FOTO- EN FILMOPNAMES
Op vrijdag 17 december 2021 hebben Hanneke Klijnstra (foto) en Barend Bosman (film) opnames gemaakt op de boerderij Soppenhof aan de Veldweg 48. Daarbij was ook Aart van Engelen aanwezig. In de periode 1942-1945 woonde Aart van Engelen als schooljongen bij zijn opoe Van Zeeburg op de boerderij. Daar maakte hij ook kennis met de Joodse families Kreisberg en Kahn. Huidig bewoner Aart van Zeeburg (1946) gaf tekst en uitleg bij de bijzondere plekken op de boerderij. Heel uniek is dat de twee schuilplekken op zolder nog steeds onveranderd aanwezig zijn. Ook in de woonkamer, waar de familie Kahn verbleef, is vrijwel niets veranderd. Heel bijzonder is ook het uitkijkraam (rechts boven), waar met name in het laatste oorlogsjaar vrijwel permanent iemand op de uitkijk zat. Vanuit deze positie kon de wijde omgeving in de gaten worden gehouden. Bij verdachte situaties werden de bewoners op de boerderij onmiddellijk gewaarschuwd.

   
   
   
   
  
   

BOERDERIJ SOPPENHOF IN OORLOGSTIJD – DOCUMENTAIRE
Op 17 december 2021 maakten Barend Bosman (camerawerk en montage) en Willem van Norel (regie) opnames op de boerderij van de familie Van Zeeburg aan de Veldweg 48 te Doornspijk (Soppenhof). Aan deze documentaire werkten de neven Aart van Engelen (1936) en Aart van Zeeburg (1946) mee. Hanneke Klijnstra maakte deze dag de foto’s. In het najaar van 1942 werden door tussenkomst van dokter Bruins (uit Doornspijk) vijf Joodse onderduikers uit twee families op de boerderij van de familie Van Zeeburg aan de Veldweg 48 in Doornspijk ondergebracht. Dat waren moeder Dora Kahn-Weijl met haar zoon Rob en haar dochter Rose-Mary (Dolly).
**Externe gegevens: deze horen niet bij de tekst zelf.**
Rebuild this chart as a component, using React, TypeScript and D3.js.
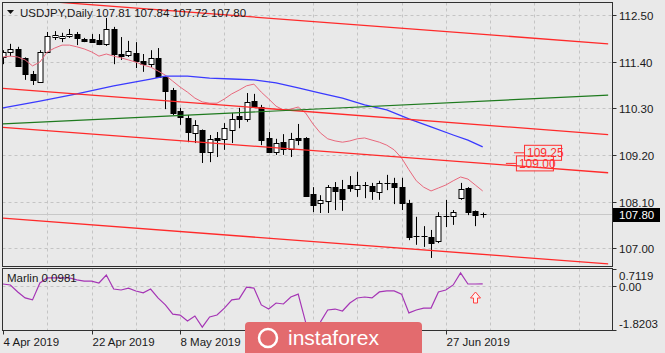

En moeder Sarah Kreisberg-Levie met haar zoon Isbert (Bert). In maart 1943 kwam ook vader Henri René Kahn op het onderduikadres. Hij was kort daarvoor uit Kamp Westerbork ontsnapt.

Door moedig en kordaat optreden van opoe Van Zeeburg, met haar kinderen Harmpje, Cornelisje Reintje, Jantje en Beert, konden de zes Joodse onderduikers bijna drie jaar lang op dit onderduikadres veilig overleven. Op 17 december 2021 bezochten we de boerderij van Aart van Zeeburg. Speciale gast was Aart van Engelen, die in 1942 als 6-jarig jongetje bij zijn opoe op de boerderij kwam te wonen. Hij heeft de beide families in die tijd vele keren ontmoet. Tijdens ons bezoek aan de boerderij toont huidig bewoner Aart van Zeeburg ons de schuilplekken van de families Kahn en Kreisberg. Er lijkt vrijwel niets te zijn veranderd…  Op initiatief van de familie Kahn uit Amsterdam kregen opoe Van Zeeburg (postuum) en haar vier kinderen op 6 april 1981 de Yad Vashem penning uitgereikt. Daarmee werden zij erkend als Rechtvaardigen onder de Volkeren.